Ou seja, os militares e alguns setores armênios enxergam que boas relações com a Rússia não são apenas uma prioridade ou russofilia, mas uma questão de sobrevivência. O que teria sido comprovado ano passado, quando o país, quase isolado, foi derrotado pelo Azerbaijão, que contava com forte apoio da Turquia. E qual o motivo desse isolamento? A esfriada nas relações com Moscou promovida pelo novo governo Pashinyan, um defensor da aproximação com os EUA e a UE. Inclusive, não foi a primeira ocasião em que Pashinyan criticou os armamentos russos utilizados pela Armênia, como se o vitorioso Azerbaijão não fosse também uma ex-república soviética que usa uma profusão de armamentos de origem russa.

Parte da responsabilização de Pashinyan pela derrota vem daí, do fato de ele não ter apelado para a aliança armênia com a Rússia. Mais ainda, é possível especular se Putin não deixou os azeris agirem com maior liberdade justamente para mostrar aos apoiadores de Pashinyan como a Rússia é essencial para a segurança armênia. Então, quando o chefe de governo, dando uma entrevista para um veículo conhecido por posições pró-UE, questiona a eficiência dos armamentos do próprio país e de seu principal aliado, os militares sentem que o premiê coloca suas preferências ideológicas acima da segurança nacional.
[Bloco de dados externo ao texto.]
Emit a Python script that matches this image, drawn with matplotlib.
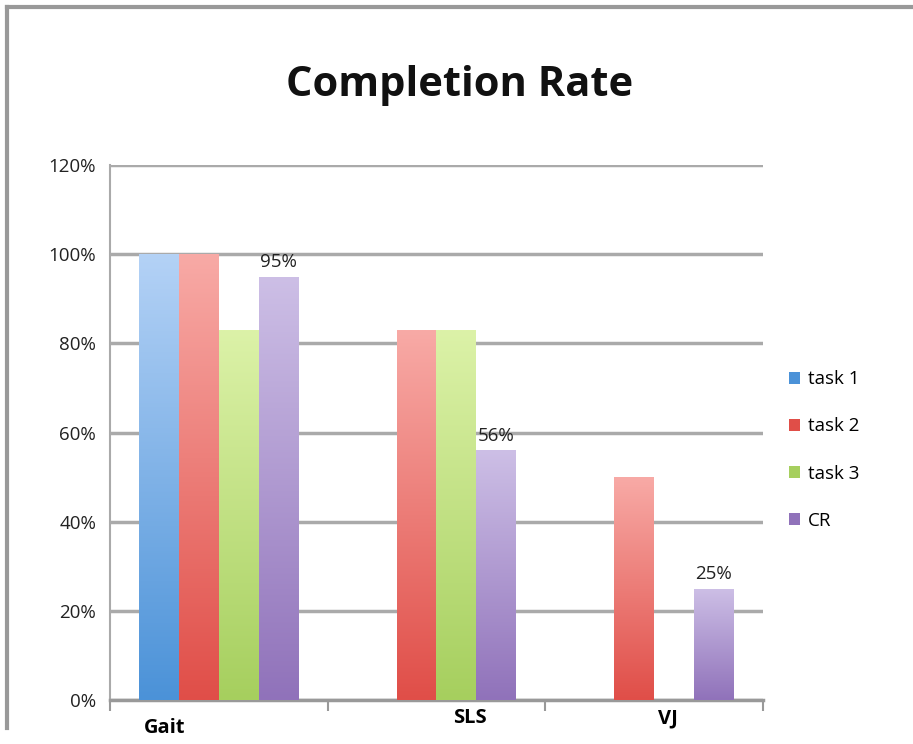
import numpy as np
import matplotlib.pyplot as plt
from matplotlib.colors import LinearSegmentedColormap
from matplotlib.lines import Line2D
from matplotlib.patches import Patch

# Completion rate per test, one list per task
groups = ['Gait', 'SLS', 'VJ']
series = ['task 1', 'task 2', 'task 3', 'CR']
task1 = [1.00, 0.0, 0.0]
task2 = [1.00, 0.83, 0.50]
task3 = [0.83, 0.83, 0.0]
cr = [0.95, 0.56, 0.25]
cr_labels = ['95%', '56%', '25%']
yticks = [0, 0.2, 0.4, 0.6, 0.8, 1.0, 1.2]

# (top colour, bottom colour) for each series
shades = [('#b4d2f6', '#4b92d8'),
          ('#f8aaa6', '#e04e48'),
          ('#dcf2a8', '#a6cf5e'),
          ('#cdbfe6', '#9072ba')]

fig = plt.figure(figsize=(9.13, 7.44), dpi=100)
ax = fig.add_axes([0.1205, 0.059, 0.715, 0.719])

x = np.arange(len(groups))
width = 0.183
values = [task1, task2, task3, cr]
for i, vals in enumerate(values):
    offs = (i - 1.5) * width
    cmap = LinearSegmentedColormap.from_list('g%d' % i, [shades[i][1], shades[i][0]])
    bars = ax.bar(x + offs, vals, width, color=shades[i][1], linewidth=0, zorder=3)
    for b, v in zip(bars, vals):
        if v <= 0:
            continue
        grad = np.linspace(0, 1, 256).reshape(-1, 1)
        im = ax.imshow(grad, cmap=cmap, origin='lower', aspect='auto',
                       extent=[b.get_x(), b.get_x() + b.get_width(), 0, v],
                       zorder=4)
        im.set_clip_path(b)

for xi, v, lab in zip(x, cr, cr_labels):
    ax.text(xi + 1.5 * width, v + 0.012, lab, ha='center', va='bottom',
            fontsize=13.5, color='#222222', family='Open Sans', zorder=5)

ax.set_xlim(-0.5, 2.5)
ax.set_ylim(0, 1.2)
ax.set_yticks(yticks)
ax.set_yticklabels(['%d%%' % round(t * 100) for t in yticks],
                   fontsize=13.5, family='Open Sans', color='#222222')
ax.set_xticks([-0.5, 0.5, 1.5, 2.5])
ax.set_xticklabels([])
ax.tick_params(axis='x', length=8, width=1.5, color='#999999', direction='out')
ax.tick_params(axis='y', length=0, pad=10)
ax.grid(axis='y', color='#aaaaaa', linewidth=2.5, zorder=0)
ax.set_axisbelow(True)
for side in ['top', 'right']:
    ax.spines[side].set_visible(False)
ax.spines['left'].set_color('#aaaaaa')
ax.spines['left'].set_linewidth(1.5)
ax.spines['bottom'].set_color('#999999')
ax.spines['bottom'].set_linewidth(2.5)
ax.set_autoscale_on(False)

# group names under the axis
name_pos = [(165, 728), (470, 718), (668, 718)]
for name, (px, py) in zip(groups, name_pos):
    fig.text(px / 913, 1 - py / 744, name, ha='center', va='center',
             fontsize=14.5, fontweight='bold', family='Open Sans')

fig.text(460 / 913, 1 - 86 / 744, 'Completion Rate', ha='center', va='center',
         fontsize=30, fontweight='bold', family='Open Sans', color='#111111')

handles = [Patch(facecolor=s[1], edgecolor='none') for s in shades]
leg = fig.legend(handles, series, loc='center left',
                 bbox_to_anchor=(772 / 913, 1 - 450 / 744), frameon=False,
                 handlelength=0.6, handleheight=0.6,
                 handletextpad=0.4, labelspacing=1.55,
                 prop={'family': 'Open Sans', 'size': 13.5})

# grey frame along the top and left edges
fig.add_artist(Line2D([7 / 913, 1], [1 - 7 / 744, 1 - 7 / 744],
                      color='#999999', linewidth=3, transform=fig.transFigure))
fig.add_artist(Line2D([7 / 913, 7 / 913], [1 - 7 / 744, 1 - 728 / 744],
                      color='#999999', linewidth=3, transform=fig.transFigure))

fig.savefig('out.png', dpi=100)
É claro que uma declaração dos militares pedindo pela renúncia de um governo democraticamente eleito é algo inaceitável e configura um golpe de Estado. O que é interessante de manter em perspectiva é que o caso armênio não é de mera quartelada por um projeto pessoal de poder, preferências partidárias ou ameaças imaginadas. É fruto de uma ferida profunda, de uma derrota humilhante, que apenas com união nacional, e da diáspora, será superada, seja para renegociar o acordo de paz, para cicatrizar as feridas ou até mesmo retomar a guerra. O fato é que o risco dessa crise enfraquecer ainda mais a Armênia é grande e urge a necessidade de diálogo entre os atores envolvidos.